Ho! gallant nobles of the League, look that your arms be bright! Ho! burghers of St. Genevieve, keep watch and ward to-night! For our God hath crushed the tyrant, our God hath raised the slave, And mocked the counsel of the wise, and the valor of the brave. Then glory to his holy name, from whom all glories are; And glory to our sovereign lord, King Henry of Navarre.

--_The Battle of Ivry._ MACAULAY.

PEDAGOGICAL ASPECTS.

These aspects, having been dwelt upon at some length in the preceding discussion, may be dismissed with a few words. The knowledge of the psychology of Force and Stress is to serve as a standard of criticism, not as a foundation for mechanical drills. There is a school of reading pedagogy, with lamentably extended sway, that argues, since there are found various kinds of stress in our speech, therefore we must drill our pupils on these. Nothing could be farther from the truth. Stress denotes a state of mind. If our philosophy of stress is sound, it should teach us that the mental state finds instinctive expression in one form of stress or another, and consequently we must get the state before we can get the stress. We might add that this is true of Time, Pitch, and Quality, as well as of Stress.

Do not tell a child to read louder. If you do, you will get loudness--that awful, grating schoolboy loudness--without a particle of expression in it. Many a child reads well, but is bashful. When we tell him to read louder, he braces himself for the effort and kills the quality, which is the finer breath and spirit of oral expression, and gives us a purely physical thing--force. Put your weak-voiced readers on the platform; let them face the class and talk to you, seated in the middle of the room, and you will get all the force you need. On the whole, we have too much force rather than too little. Let the teacher learn that we want quality, not quantity, and our statement of the mental action behind force will be of much benefit in creating the proper conditions.

FOOTNOTES:

[1] In describing what is small, delicate, nice, we often note the tendency to use a rather high key. This is no doubt due to the tension that results from unconscious imitation.

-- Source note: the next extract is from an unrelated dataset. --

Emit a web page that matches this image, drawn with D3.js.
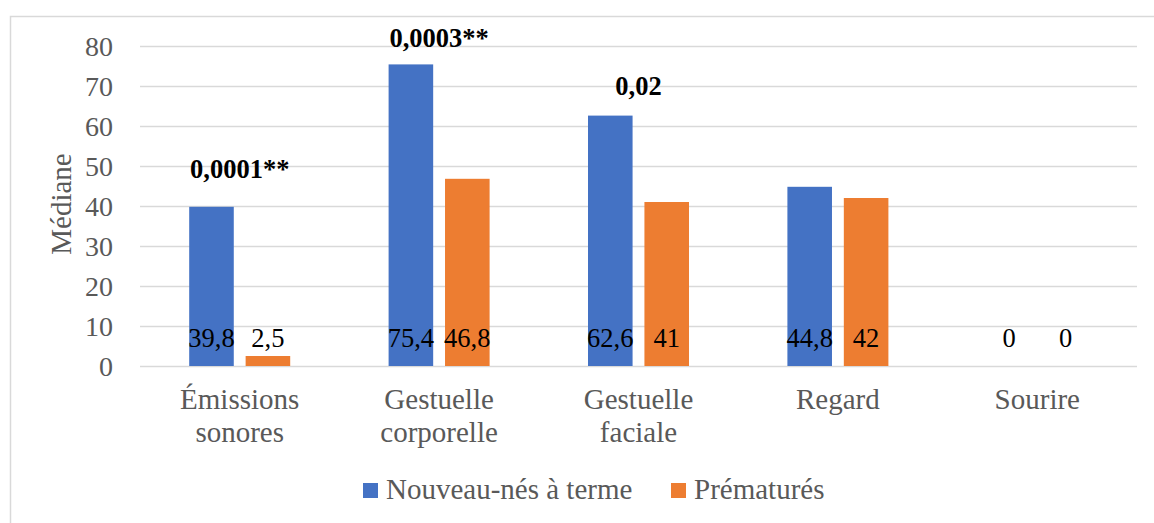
<!DOCTYPE html>
<html>
<head>
<meta charset="utf-8">
<script src="https://cdn.jsdelivr.net/npm/d3@7"></script>
</head>
<body style="margin:0; background:#fff">
<svg class="chart" width="1154" height="523"></svg>
<script>
const categories = [["Émissions", "sonores"], ["Gestuelle", "corporelle"], ["Gestuelle", "faciale"], ["Regard"], ["Sourire"]];
const seriesNames = ["Nouveau-nés à terme", "Prématurés"];
const aTerme = [39.8, 75.4, 62.6, 44.8, 0];
const prematures = [2.5, 46.8, 41, 42, 0];
const valueLabels = [["39,8", "2,5"], ["75,4", "46,8"], ["62,6", "41"], ["44,8", "42"], ["0", "0"]];
// p-values written above some groups, with the level they sit at
const pValues = ["0,0001**", "0,0003**", "0,02", "", ""];
const pLevels = [47, 79.8, 67.8, 0, 0];
const yTicks = [0, 10, 20, 30, 40, 50, 60, 70, 80];

const colors = ["#4472C4", "#ED7D31"];
const textGrey = "#595959";
const serif = "Liberation Serif";

const svg = d3.select(".chart");

// outer frame (only top and left show)
svg.append("path")
  .attr("d", "M10.5,523 V16.5 H1154")
  .attr("fill", "none")
  .attr("stroke", "#d9d9d9")
  .attr("stroke-width", 1.5);

const plotLeft = 140, plotRight = 1137, plotTop = 46, plotBottom = 366;

const catKeys = categories.map((c) => c.join(" "));
const x0 = d3.scaleBand().domain(catKeys).range([plotLeft, plotRight]);
const groupW = 101;
const x1 = d3.scaleBand().domain(seriesNames).range([0, groupW]).paddingInner(0.21);
const y = d3.scaleLinear().domain([0, 80]).range([plotBottom, plotTop]);

// gridlines
svg.append("g")
  .selectAll("line")
  .data(yTicks)
  .join("line")
  .attr("x1", plotLeft)
  .attr("x2", plotRight)
  .attr("y1", (d) => Math.round(y(d)) + 0.5)
  .attr("y2", (d) => Math.round(y(d)) + 0.5)
  .attr("stroke", "#d9d9d9")
  .attr("stroke-width", 1.5);

// y axis labels
const yAxis = d3.axisLeft(y).tickValues(yTicks).tickSize(0).tickPadding(0);
const gy = svg.append("g").attr("transform", `translate(113,0)`).call(yAxis);
gy.select(".domain").remove();
gy.selectAll("text")
  .attr("fill", textGrey)
  .attr("font-size", 28)
  .attr("dy", "0.34em");

svg.append("text")
  .attr("transform", "translate(71,204) rotate(-90)")
  .attr("text-anchor", "middle")
  .attr("fill", textGrey)
  .attr("font-size", 29)
  .text("Médiane");

const groupStart = (i) => x0(catKeys[i]) + (x0.bandwidth() - groupW) / 2;

const rows = [];
categories.forEach((c, i) => {
  rows.push({ i, s: 0, v: aTerme[i], label: valueLabels[i][0] });
  rows.push({ i, s: 1, v: prematures[i], label: valueLabels[i][1] });
});

// bars
svg.append("g")
  .selectAll("rect")
  .data(rows)
  .join("rect")
  .attr("x", (d) => groupStart(d.i) + x1(seriesNames[d.s]))
  .attr("y", (d) => y(d.v))
  .attr("width", x1.bandwidth())
  .attr("height", (d) => y(0) - y(d.v))
  .attr("fill", (d) => colors[d.s]);

// value labels at the base of bars
svg.append("g")
  .selectAll("text")
  .data(rows)
  .join("text")
  .attr("x", (d) => groupStart(d.i) + x1(seriesNames[d.s]) + x1.bandwidth() / 2)
  .attr("y", y(0) - 19)
  .attr("text-anchor", "middle")
  .attr("fill", "#000")
  .attr("font-size", 26.5)
  .text((d) => d.label);

// p-values
svg.append("g")
  .selectAll("text")
  .data(pValues.map((p, i) => ({ p, i })).filter((d) => d.p))
  .join("text")
  .attr("x", (d) => x0(catKeys[d.i]) + x0.bandwidth() / 2)
  .attr("y", (d) => y(pLevels[d.i]))
  .attr("text-anchor", "middle")
  .attr("fill", "#000")
  .attr("font-size", 26.5)
  .attr("font-weight", "bold")
  .text((d) => d.p);

// category labels
const cat = svg.append("g")
  .selectAll("text")
  .data(categories)
  .join("text")
  .attr("text-anchor", "middle")
  .attr("fill", textGrey)
  .attr("font-size", 29)
  .attr("x", (d, i) => x0(catKeys[i]) + x0.bandwidth() / 2)
  .attr("y", 409);
cat.selectAll("tspan")
  .data((d) => d)
  .join("tspan")
  .attr("x", function () { return this.parentNode.getAttribute("x"); })
  .attr("dy", (d, j) => (j === 0 ? 0 : 33))
  .text((d) => d);

// legend
const legend = svg.append("g");
const legendX = [363, 671];
seriesNames.forEach((name, i) => {
  legend.append("rect")
    .attr("x", legendX[i])
    .attr("y", 483)
    .attr("width", 15)
    .attr("height", 15)
    .attr("fill", colors[i]);
  legend.append("text")
    .attr("x", legendX[i] + 23)
    .attr("y", 499)
    .attr("fill", textGrey)
    .attr("font-size", 29)
    .text(name);
});

// Times-like face on every text
svg.selectAll("text, tspan").attr("font-family", serif).style("font-family", serif);
</script>
</body>
</html>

The voice is to a certain extent squeezed in endeavoring to express the smallness of the idea, with the result that the key is raised. Note how the child’s key rises when he asks for a “leetle, teeny bit.”

[2] The rising inflection will be heard only on the last syllable of this word. Note the discreet skip of the voice between the first and second syllables.

[3] Prof. W. B. Chamberlain in his “Rhetoric of Vocal Expression.” This work is now out of print, but a revision and enlargement of it is published by Scott, Foresman & Co., of Chicago, under the title “Principles of Vocal Expression and Literary Interpretation.”

[4] The falling inflection may properly be given on the italicised words; but the latter are not therefore necessarily to be emphasized.

[5] See Tyndall on “Sound;” or Prof. Halm on the same subject.

[6] A few words are italicized in order to draw attention to the places where we should be likely to use this stress. Observe, too, how the stress impresses us with the desire of the speaker to push away opposition.